STEAM is a popular topic in schools and in the media right now. As parents and caregivers of young children you might be asking “How is STEAM relevant for my little person?” These five key concepts are a way of boosting creativity, collaboration, critical thinking and communication.

Young children are hands-on learners and learn best by being actively involved. Because of this they are natural scientists and investigators and are already involved in STEAM activities. You might have observed this when your child asks questions, solves a problem or explores the world around them. STEAM also builds early foundational maths and science skills like critical thinking, problem solving and hypothesizing.  

STEAM doesn’t require robots or special technological kits or gadgets. For young children it’s about exploration and you can easily incorporate these concepts into everyday life and play.

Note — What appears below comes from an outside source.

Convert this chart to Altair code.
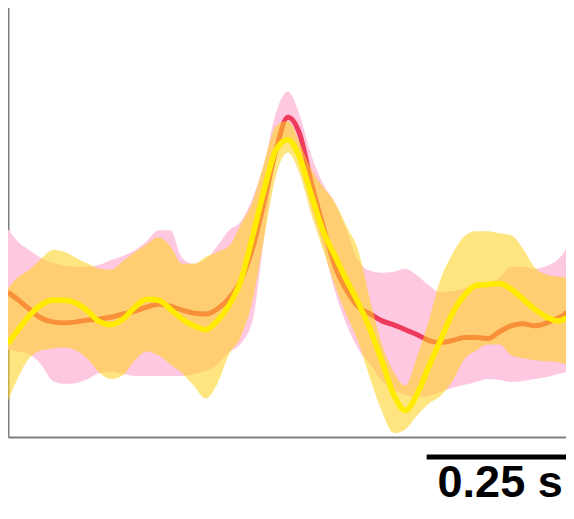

Everyday STEAM experiences include:

  • Use cups in the bath to pour water, talk about how the water flows, the amount of water, or objects floating and sinking.
  • When shopping, talk about fruit and vegetables and where they come from.
  • Play with toys that have wheels and follow moving parts with fingers to see the effect.
  • Build with blocks, use blocks to measure something, or build a tower talking about balance.
  • Provide crayons and art materials and encourage experimentation.
  • Plant some seeds or water plants in the garden and talk about what they need to grow.
  • Talk with your child and:
    • make observations
    • encourage them to ask questions
    • make and encourage predictions
    • read books about STEAM
    • talk about what you might, see, hear, feel taste or smell
    • encourage exploration and experimentation
    • talk about colours, shapes and sizes
    • discuss outcomes and solutions
    • follow their lead.

Picture books that support STEAM:

  • Rosie Revere, Engineer by Andrea Beaty
    • Talk about the challenges in the book and how sometimes it’s important to keep trying. Talk with your child about the type of work an engineer does.
  • The Very Hungry Caterpillar by Eric Carle
    • Assist your child to count the food in the book and talk about where the food come from. Discuss the life cycle of the caterpillar.
  • Mix It Up by Hervé Tullet
    • Encourage your child to predict what colour will be made when two colours are mixed together and discover the answers as you read the book. You might like to experiment and mix coloured playdough together.
  • One Woolly Wombat by Rod Trinca, Kerry Argent
    • Talk about each of the animals and where they might live, make observations like “We have magpies that wake us up in the morning, just like the book.” Encourage your child to help you count the animals.
  • Swirl by Swirl by Joyce Sidman
    • Spirals are everywhere. Help your child trace the spirals in the book. Go for a walk and see if you can find spirals in nature.